In that balance and the fully rounded portrait it provides of a very human president wrestling with two of the greatest challenges America has ever faced in the Great Depression and World War II, the History Channel fully lives up to its name.

A fierce portrayal
HBO focuses on a narrower bit of Roosevelt's life, but trains its lens on compelling years. Warm Springs revisits the Roosevelt saga from the time shortly before he contracted polio in 1921 at the age of 39, until he started his climb back into the area of political life in 1928.

These are Roosevelt's wilderness years, where, after becoming paralyzed, he gave in to a life of drink and near-despair while living on a houseboat off the coast of Florida. In 1924, hoping for a miracle cure in the mineral waters of a broken-down health spa, he arrives at Warm Springs in the backwoods of Georgia.

Branagh plays Roosevelt with a ferocity that makes one forget how little the British actor resembles the president.
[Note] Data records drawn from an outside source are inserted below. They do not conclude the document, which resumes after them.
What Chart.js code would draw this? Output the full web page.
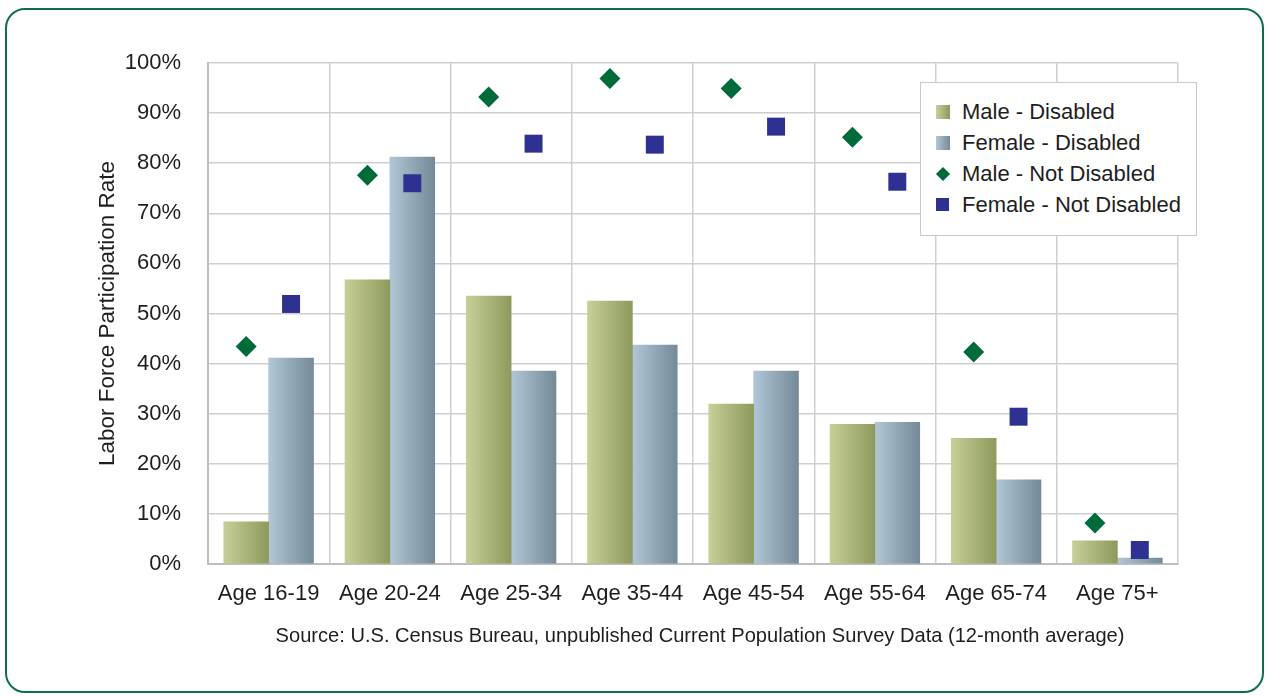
<!DOCTYPE html>
<html>
<head>
<meta charset="utf-8">
<script src="https://cdn.jsdelivr.net/npm/chart.js@4"></script>
<style>
  html, body { margin: 0; padding: 0; background: #fff; }
  body { width: 1268px; height: 696px; position: relative; overflow: hidden; font-family: 'Liberation Sans', Arial, sans-serif; color: #1e1e1e; }
  #frame { position: absolute; left: 5px; top: 8px; width: 1255px; height: 681px; border: 2.5px solid #0e7046; border-radius: 20px; }
  #wrap { position: absolute; left: 0; top: 0; width: 1268px; height: 696px; }
  #legend { position: absolute; left: 920px; top: 82px; width: 277px; height: 154px; border: 1.5px solid #c9c9c9; background: #fff; box-sizing: border-box; padding-top: 13px; }
  #legend .item { height: 31px; display: flex; align-items: center; font-size: 22px; color: #1e1e1e; }
  #legend .sw { width: 26px; margin-left: 15px; margin-right: 0; display: flex; align-items: center; }
  #source { position: absolute; left: 66px; width: 1268px; top: 624px; text-align: center; font-size: 20.1px; color: #1e1e1e; }
</style>
</head>
<body>
<div id="frame"></div>
<div id="wrap"><canvas id="myChart"></canvas></div>
<div id="legend"></div>
<div id="source">Source: U.S. Census Bureau, unpublished Current Population Survey Data (12-month average)</div>
<script>
const categories = ['Age 16-19', 'Age 20-24', 'Age 25-34', 'Age 35-44', 'Age 45-54', 'Age 55-64', 'Age 65-74', 'Age 75+'];
const maleDisabled = [8.4, 56.7, 53.5, 52.5, 31.9, 27.9, 25.1, 4.6];
const femaleDisabled = [41.1, 81.2, 38.5, 43.7, 38.5, 28.3, 16.8, 1.2];
const maleNotDisabled = [43.4, 77.6, 93.2, 96.9, 94.9, 85.2, 42.3, 8.2];
const femaleNotDisabled = [51.9, 76.0, 83.9, 83.7, 87.3, 76.3, 29.4, 2.8];
const yTickValues = [0, 10, 20, 30, 40, 50, 60, 70, 80, 90, 100];

const groupPct = 0.74;            // share of a category used by the bar pair
const off = groupPct / 4;         // centre of each bar from the category centre
const maleBarColors = ['#c6cf97', '#8d9a5c'];
const femaleBarColors = ['#b1c6d6', '#748a98'];
const diamondColor = '#006b3a';
const squareColor = '#2e3192';

Chart.defaults.font.family = "'Liberation Sans', Arial, sans-serif";
Chart.defaults.color = '#1e1e1e';

// gradient across each bar, left to right
const barFill = (stops) => (ctx) => {
  const chart = ctx.chart;
  if (!chart.chartArea || ctx.type !== 'data') return stops[1];
  const xs = chart.scales.x2;
  const c = xs.getPixelForValue(ctx.raw.x);
  const w = xs.getPixelForValue(2 * off) - xs.getPixelForValue(0);
  const g = chart.ctx.createLinearGradient(c - w / 2, 0, c + w / 2, 0);
  g.addColorStop(0, stops[0]);
  g.addColorStop(1, stops[1]);
  return g;
};

const chart = new Chart(document.getElementById('myChart'), {
  data: {
    labels: categories,
    datasets: [
      {
        type: 'bar',
        label: 'Male - Disabled',
        data: maleDisabled.map((v, i) => ({ x: i - off, y: v })),
        xAxisID: 'x2',
        backgroundColor: barFill(maleBarColors),
        grouped: false,
        categoryPercentage: 1.0,
        barPercentage: 1.0,
        order: 2
      },
      {
        type: 'bar',
        label: 'Female - Disabled',
        data: femaleDisabled.map((v, i) => ({ x: i + off, y: v })),
        xAxisID: 'x2',
        backgroundColor: barFill(femaleBarColors),
        grouped: false,
        categoryPercentage: 1.0,
        barPercentage: 1.0,
        order: 2
      },
      {
        type: 'scatter',
        label: 'Male - Not Disabled',
        data: maleNotDisabled.map((v, i) => ({ x: i - off, y: v })),
        xAxisID: 'x2',
        pointStyle: 'rectRot',
        pointRadius: 10.5,
        pointHoverRadius: 10.5,
        backgroundColor: diamondColor,
        borderColor: diamondColor,
        borderWidth: 0,
        order: 1
      },
      {
        type: 'scatter',
        label: 'Female - Not Disabled',
        data: femaleNotDisabled.map((v, i) => ({ x: i + off, y: v })),
        xAxisID: 'x2',
        pointStyle: 'rect',
        pointRadius: 12.7,
        pointHoverRadius: 12.7,
        backgroundColor: squareColor,
        borderColor: squareColor,
        borderWidth: 0,
        order: 0
      }
    ]
  },
  options: {
    responsive: true,
    maintainAspectRatio: false,
    animation: false,
    layout: { padding: { left: 0, top: 63, right: 90, bottom: 0 } },
    plugins: { legend: { display: false }, tooltip: { enabled: false } },
    scales: {
      x: {
        type: 'category',
        offset: true,
        grid: { color: '#cfcfcf', lineWidth: 1.5, offset: true, drawTicks: false },
        border: { color: '#bdbdbd', width: 2 },
        ticks: { font: { size: 22 }, padding: 17, color: '#1e1e1e' },
        afterFit: (s) => { s.height = 696 - 564; }
      },
      x2: {
        type: 'linear',
        min: -0.5,
        max: categories.length - 0.5,
        offset: false,
        grid: { offset: false },
        ticks: { stepSize: 1 },
        display: false
      },
      y: {
        min: 0,
        max: 100,
        afterBuildTicks: (s) => { s.ticks = yTickValues.map(v => ({ value: v })); },
        grid: { color: '#cfcfcf', lineWidth: 1.5, drawTicks: false },
        border: { color: '#bdbdbd', width: 2 },
        ticks: { font: { size: 22 }, padding: 27, color: '#1e1e1e', callback: (v) => v + '%' },
        title: { display: true, text: 'Labor Force Participation Rate', font: { size: 22.5 }, color: '#1e1e1e', padding: { top: 94, bottom: 0 } },
        afterFit: (s) => { s.width = 208; }
      }
    }
  }
});

// html legend
const legendEl = document.getElementById('legend');
chart.data.datasets.forEach((ds, idx) => {
  const item = document.createElement('div');
  item.className = 'item';
  let sw = '';
  if (idx === 0) sw = `<div style="width:14px;height:14px;background:linear-gradient(90deg,${maleBarColors[0]},${maleBarColors[1]})"></div>`;
  if (idx === 1) sw = `<div style="width:14px;height:14px;background:linear-gradient(90deg,${femaleBarColors[0]},${femaleBarColors[1]})"></div>`;
  if (idx === 2) sw = `<div style="width:10px;height:10px;margin-left:2px;background:${diamondColor};transform:rotate(45deg)"></div>`;
  if (idx === 3) sw = `<div style="width:13px;height:13px;background:${squareColor}"></div>`;
  item.innerHTML = `<div class="sw">${sw}</div><span>${ds.label}</span>`;
  legendEl.appendChild(item);
});
</script>
</body>
</html>
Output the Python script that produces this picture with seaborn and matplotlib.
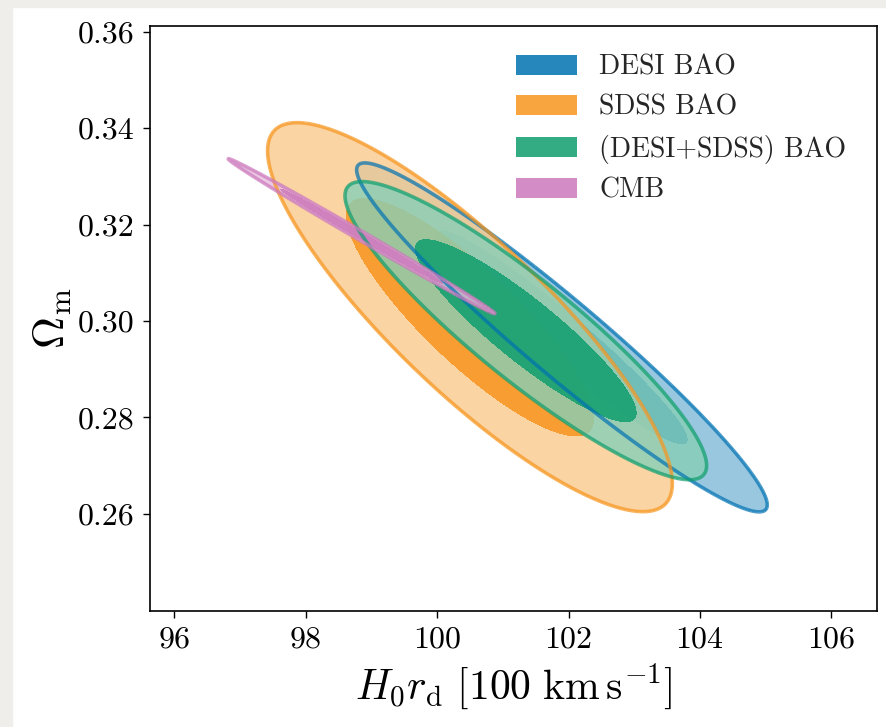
import numpy as np
import matplotlib
matplotlib.use("Agg")
import matplotlib.pyplot as plt
import matplotlib.patches as mpatches
from matplotlib.colors import to_rgb
import seaborn as sns

sns.set_theme(style="ticks")
plt.rcParams['font.family'] = 'serif'
plt.rcParams['font.serif'] = ['cmr10']
plt.rcParams['mathtext.fontset'] = 'cm'
plt.rcParams['axes.formatter.use_mathtext'] = True

# Gaussian approximations of the posteriors
labels = ['DESI BAO', 'SDSS BAO', '(DESI+SDSS) BAO', 'CMB']
mean_h0rd = [101.90, 100.50, 101.35, 98.85]
mean_om = [0.2966, 0.3008, 0.2980, 0.3176]
sig_h0rd = [1.257, 1.239, 1.107, 0.817]
sig_om = [0.01456, 0.01623, 0.01244, 0.00647]
corr = [-0.960, -0.855, -0.905, -0.9977]
colors = ['#0072B2', '#F7941D', '#0f9e6e', '#CC78BC']

# delta chi^2 for 68% and 95% in 2D
lev1, lev2 = 2.30, 6.18

fig = plt.figure(figsize=(8.86, 7.27), dpi=100)
fig.patch.set_facecolor('white')
# grey border of the original screenshot
fig.patches.append(mpatches.Rectangle((0, 0), 12/886, 1, transform=fig.transFigure,
                                      color='#efeeea', zorder=-10))
fig.patches.append(mpatches.Rectangle((0, 1-7/727), 1, 7/727, transform=fig.transFigure,
                                      color='#efeeea', zorder=-10))
ax = fig.add_axes([150/886, 1-610.7/727, (877.3-150)/886, (610.7-26)/727])

x = np.linspace(95.5, 106.8, 1600)
y = np.linspace(0.238, 0.363, 1600)
X, Y = np.meshgrid(x, y)

for i in range(len(labels)):
    dx = (X - mean_h0rd[i]) / sig_h0rd[i]
    dy = (Y - mean_om[i]) / sig_om[i]
    r = corr[i]
    chi2 = (dx**2 - 2*r*dx*dy + dy**2) / (1 - r**2)
    c = colors[i]
    light = 0.5*np.array(to_rgb(c)) + 0.5
    ax.contourf(X, Y, chi2, levels=[0, lev2], colors=[light], alpha=0.8)
    ax.contourf(X, Y, chi2, levels=[0, lev1], colors=[c], alpha=0.85)
    ax.contour(X, Y, chi2, levels=[lev2], colors=[c], linewidths=2.6, alpha=0.7)

ax.set_xlim(95.63, 106.70)
ax.set_ylim(0.2399, 0.3612)
ax.set_xticks([96, 98, 100, 102, 104, 106])
ax.set_yticks([0.26, 0.28, 0.30, 0.32, 0.34, 0.36])
ax.set_yticklabels(['0.26', '0.28', '0.30', '0.32', '0.34', '0.36'])
ax.tick_params(labelsize=23, length=5, width=1, pad=6, color='black', labelcolor='black')
for s in ax.spines.values():
    s.set_color('black')
    s.set_linewidth(1.2)

ax.set_xlabel(r'$H_0 r_{\rm d}\ [100\ {\rm km\,s^{-1}}]$', fontsize=30, labelpad=6, color='black')
ax.set_ylabel(r'$\Omega_{\rm m}$', fontsize=32, labelpad=3, color='black')

handles = [mpatches.Patch(facecolor=colors[i], alpha=0.85, edgecolor='none') for i in range(len(labels))]
ax.legend(handles, labels, loc='upper right', frameon=False, fontsize=20,
          handlelength=2.2, handleheight=0.75, handletextpad=0.8, labelspacing=0.5,
          borderaxespad=0.3, bbox_to_anchor=(0.984, 0.985))

fig.savefig('out.png', dpi=100)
The actor masters the president's movements and iconic postures: the angle at which he held his cigarette, the jut of his chin and the radiance of his smile.

But that's the easy part. The brilliance of Branagh's work lies in the way he seems to use every muscle and fiber to communicate the Promethean struggle of a vain and once-vital man now imprisoned in the body of a paraplegic. That starting point makes every step of Roosevelt's journey back triumphant.

Branagh is supported by an astounding cast that includes Cynthia Nixon, Kathy Bates, David Paymer and Jane Alexander. As Eleanor Roosevelt, Nixon is word-for-word, movement-for-movement, Branagh's equal in their scenes together.

Margaret Nagle's lyrical script and Joseph Sargent's sure-handed direction smooth the rougher edges of the Roosevelt legacy, but they realistically capture his courage and unwillingness to surrender.

The way a nation remembers its past determines to a large extent what it can - or cannot - imagine for its future. With FDR: A Presidency Revealed and Warm Springs, television reminds viewers that it holds the power to shape that vision responsibly.